Independent Credibility of Commitments :

Each commitment is assigned a weight that gives a rough indication of its (independent) credibility: commitments either have a low, medium, or high weight. This ranking is only ordinal, i.e., it expresses neither that two commitments with a high weight necessarily have the exact same degree of independent credibility, nor that the difference between low and medium is the same as the difference between medium and high.

Agreement between System and Commitments :

I specify the relation of agreement as Account, which is measured between a candidate system S_n and the set of current (explicit) commitments C_n. To measure account, a value is assigned for each commitment c ∈ C_n, depending on the kind of relation between S_n and c:

conflict (S_n implies ¬c): − 2

consistent non-account (neither c nor ¬c is implied by S_n): − 0.5

partial account (S_n implies part of c): + 1

full account (S_n implies c): + 2

A weighted sum is then formed by first multiplying each such value with another

value depending on the weight assigned to c:

low weight: ∗ 1

medium weight: ∗ 2

high weight: ∗ 3

A commitment is fully accounted for by the system if it can be inferred from the system via deductive or non-deductive valid arguments. These arguments can include background information or be supported by background theories. A commitment can be partially accounted for if a part of it can be inferred from the system. For example, this is possible in the case of general commitments: in order to fully account for a general commitment, the system would have to allow us to infer everything that can also be inferred from the general commitment. For example, if you have the commitment “You should never lie”, then the principle “One should not lie if it will harm another person” will partially account for the commitment. However, to count as partial account, it is important that the principle stays silent on the part of the commitment that it does not account for: if the principle were “One should not lie if and only if it will harm another person”, it would conflict with the commitment that you should never lie.

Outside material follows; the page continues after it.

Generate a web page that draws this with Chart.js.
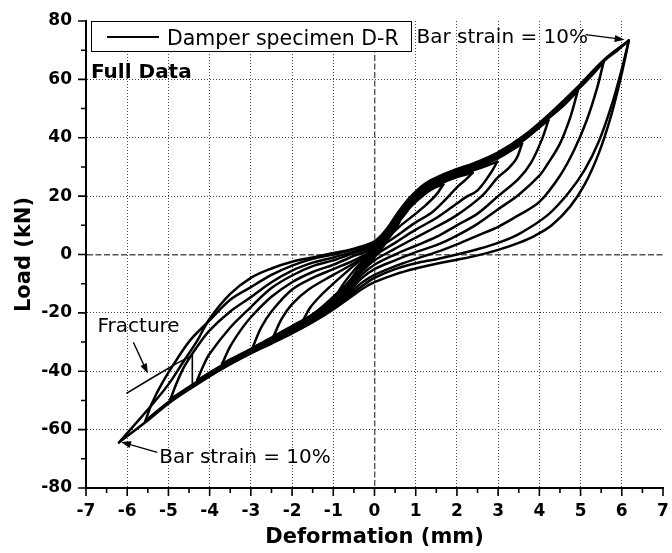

I assigned the numerical values based on the following considerations: we are aiming for full agreement between system and commitments, meaning that full account should be valued highest and conflict should receive the highest penalty. While consistency is a necessary condition for agreement, I decided to assign a small penalty for consistent non-account, as we want there to be some positive connection between system and commitments, i.e., something more than mere consistency. (Consistent) partial account is valuable—it can be an indicator that the current system gets something right, but of course it is less valuable than full account.

While the weights of the commitments are ordinal, as stated above, I still decided to assign numerical values to them in order to be able to take them into consideration when measuring account. Thus, they are effectively measured on an interval scale, but one has to take this measurement with a grain of salt—this account function only works as a rough indicator of how well competing candidates for the system are able to account for a given set of current commitments.

Respecting Input Commitments :

When adjusting a set of current commitments C_n with respect to a current system S_n, then each adjustment towards increasing account is lexically constrained by the criterion that current commitments have to respect input commitments: an input commitment can only be adjusted if it can be plausibly argued that its independent credibility is outweighed or negated by other considerations.¹

An input commitment ic is respected in C _n iff either:

• ic ∈ C _n, or

• ic ∉ C _n, but there is a plausible argument for why a current commitment c ≠  ic should replace ic,² or

• ic ∉ C _n, and there is a plausible argument for why ic does not belong to the subject matter (i.e., for why it is not relevant whether or not the target system can account for it).³

Whether or not the independent credibility of an input commitment is respected depends partly on how plausible the reasons are that can be given for its adjustment against the whole position (i.e., how well the system does justice to theoretical virtues, and how well commitments and system agree overall). This means that whether or not the independent credibility of a commitment ic is respected by, e.g., a specific commitment c ≠  ic (or the current set of commitments C_n as a whole), might change during the progress of the RE process and always has to be assessed anew.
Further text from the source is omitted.